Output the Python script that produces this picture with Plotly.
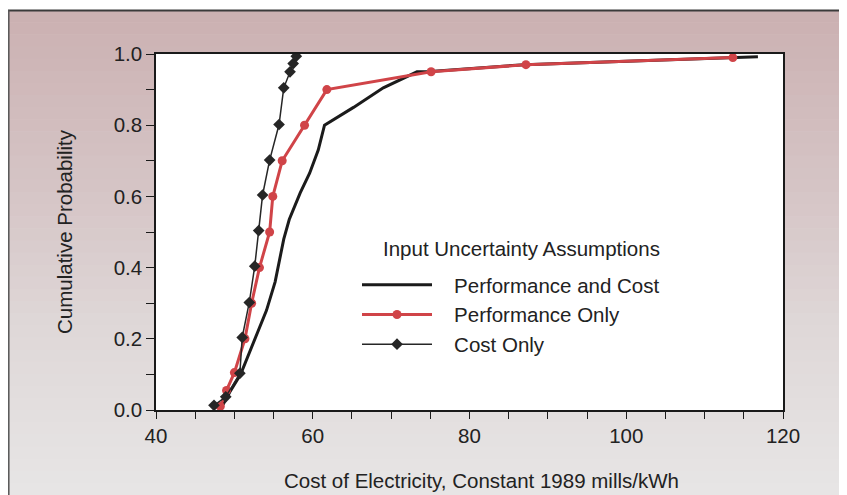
import plotly.graph_objects as go

# ---- data ----
perf_cost_x = [48.3, 49.4, 50.8, 52.4, 54.1, 55.2, 56.3, 57.0, 58.4, 59.6, 60.7, 61.5, 65.2, 69.0, 73.3, 75.0, 87.0, 116.8]
perf_cost_y = [0.005, 0.05, 0.10, 0.187, 0.28, 0.36, 0.48, 0.535, 0.61, 0.665, 0.73, 0.80, 0.85, 0.905, 0.95, 0.951, 0.97, 0.992]

perf_only_x = [48.2, 49.0, 50.0, 51.35, 52.2, 53.2, 54.5, 54.9, 56.1, 58.95, 61.8, 75.1, 87.2, 113.6]
perf_only_y = [0.01, 0.055, 0.105, 0.20, 0.30, 0.40, 0.50, 0.60, 0.70, 0.80, 0.90, 0.95, 0.97, 0.99]

cost_only_x = [47.4, 48.9, 50.7, 51.0, 51.9, 52.6, 53.1, 53.6, 54.5, 55.7, 56.3, 57.1, 57.5, 57.9]
cost_only_y = [0.013, 0.037, 0.103, 0.204, 0.302, 0.404, 0.504, 0.604, 0.702, 0.802, 0.905, 0.95, 0.973, 0.994]

series_names = ["Performance and Cost", "Performance Only", "Cost Only"]
legend_title = "Input Uncertainty Assumptions"
x_title = "Cost of Electricity, Constant 1989 mills/kWh"
y_title = "Cumulative Probability"

# ---- layout geometry (page body has an 8px margin) ----
OFF = 8
W, H = 847 - OFF, 495 - OFF
L, T = 156 - OFF, 54 - OFF
R = W - (783 - OFF)
B = H - (410 - OFF)
PW, PH = W - L - R, H - T - B

def px_x(p):  # screen pixel -> paper
    return (p - OFF - L) / PW

def px_y(p):
    return (H - B - (p - OFF)) / PH

FONT = "Liberation Sans, Arial, sans-serif"
INK = "#222222"
NB = "\u00a0\u00a0\u00a0"
FS = 20.5

fig = go.Figure()
fig.add_trace(go.Scatter(x=perf_cost_x, y=perf_cost_y, mode="lines", name=NB + series_names[0],
                         line=dict(color="#1b1b1b", width=3)))
fig.add_trace(go.Scatter(x=perf_only_x, y=perf_only_y, mode="lines+markers", name=NB + series_names[1],
                         line=dict(color="#d04448", width=3),
                         marker=dict(symbol="circle", size=9, color="#d04448")))
fig.add_trace(go.Scatter(x=cost_only_x, y=cost_only_y, mode="lines+markers", name=NB + series_names[2],
                         line=dict(color="#262626", width=1.5),
                         marker=dict(symbol="diamond", size=9, color="#262626")))

# background: scanned-paper gradient (pink top -> light grey bottom)
shapes = []
def lerp(c1, c2, t):
    return tuple(int(round(a + (b - a) * t)) for a, b in zip(c1, c2))
stops = [(10, (203, 176, 177)), (200, (214, 198, 199)), (330, (223, 216, 216)), (495, (231, 229, 229))]
nb = 40
for i in range(nb):
    y0 = 10 + (495 - 10) * i / nb
    y1 = 10 + (495 - 10) * (i + 1) / nb
    ym = (y0 + y1) / 2
    for (ya, ca), (yb, cb) in zip(stops[:-1], stops[1:]):
        if ya <= ym <= yb:
            c = lerp(ca, cb, (ym - ya) / (yb - ya))
            break
    shapes.append(dict(type="rect", xref="paper", yref="paper", layer="below",
                       x0=px_x(0), x1=px_x(860), y0=px_y(y1 + 0.5), y1=px_y(y0),
                       fillcolor="rgb(%d,%d,%d)" % c, line=dict(width=0)))
shapes.append(dict(type="rect", xref="paper", yref="paper", layer="below",
                   x0=px_x(0), x1=px_x(860), y0=px_y(10), y1=px_y(0),
                   fillcolor="#ffffff", line=dict(width=0)))
shapes.append(dict(type="rect", xref="paper", yref="paper", layer="below",
                   x0=0, x1=1, y0=0, y1=1, fillcolor="white", line=dict(width=0)))
shapes.append(dict(type="line", xref="paper", yref="paper", layer="below",
                   x0=px_x(8), x1=px_x(860), y0=px_y(10.5), y1=px_y(10.5),
                   line=dict(color="#3a3a3a", width=2)))
shapes.append(dict(type="line", xref="paper", yref="paper", layer="below",
                   x0=px_x(8.8), x1=px_x(8.8), y0=px_y(10), y1=px_y(500),
                   line=dict(color="#555555", width=1.5)))

annotations = [
    dict(text=legend_title, xref="paper", yref="paper",
         x=px_x(521), y=px_y(248), xanchor="center", yanchor="middle",
         showarrow=False, font=dict(size=FS, family=FONT, color=INK)),
    dict(text=x_title, xref="paper", yref="paper",
         x=px_x(481), y=px_y(480), xanchor="center", yanchor="middle",
         showarrow=False, font=dict(size=FS, family=FONT, color=INK)),
]

fig.update_layout(
    width=W, height=H,
    margin=dict(l=L, r=R, t=T, b=B),
    paper_bgcolor="#e2dcdc",
    plot_bgcolor="white",
    font=dict(family=FONT, color=INK, size=FS),
    shapes=shapes,
    annotations=annotations,
    showlegend=True,
    legend=dict(
        x=px_x(357), y=px_y(265), xanchor="left", yanchor="top",
        bgcolor="rgba(0,0,0,0)", borderwidth=0,
        itemwidth=70, font=dict(size=FS, family=FONT, color=INK),
        tracegroupgap=0,
    ),
)

fig.update_xaxes(
    range=[40, 120], dtick=20, tick0=40,
    showline=True, linecolor="#1a1a1a", linewidth=1.5, mirror=True,
    ticks="outside", ticklen=7, tickwidth=1.2, tickcolor="#1a1a1a",
    minor=dict(dtick=5, ticks="outside", ticklen=7, tickwidth=1.2, tickcolor="#1a1a1a", showgrid=False),
    showgrid=False, zeroline=False,
    tickfont=dict(size=FS, family=FONT, color=INK),
)
fig.update_yaxes(
    range=[0, 1], dtick=0.2, tick0=0, tickformat=".1f",
    showline=True, linecolor="#1a1a1a", linewidth=1.5, mirror=True,
    ticks="outside", ticklen=8, tickwidth=1.2, tickcolor="#1a1a1a",
    minor=dict(dtick=0.1, ticks="outside", ticklen=8, tickwidth=1.2, tickcolor="#1a1a1a", showgrid=False),
    showgrid=False, zeroline=False,
    tickfont=dict(size=FS, family=FONT, color=INK),
    title=dict(text=y_title, font=dict(size=FS, family=FONT, color=INK), standoff=35),
)

fig.write_html("out.html")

- - - - -

> The exercise:
Copy exactly the lines running from the beginning of the listing through the line that has "0.951, 0.97, 0.992]". Drop the pictures.

> Solution to this problem:
Output the Python script that produces this picture with Plotly.
import plotly.graph_objects as go

# ---- data ----
perf_cost_x = [48.3, 49.4, 50.8, 52.4, 54.1, 55.2, 56.3, 57.0, 58.4, 59.6, 60.7, 61.5, 65.2, 69.0, 73.3, 75.0, 87.0, 116.8]
perf_cost_y = [0.005, 0.05, 0.10, 0.187, 0.28, 0.36, 0.48, 0.535, 0.61, 0.665, 0.73, 0.80, 0.85, 0.905, 0.95, 0.951, 0.97, 0.992]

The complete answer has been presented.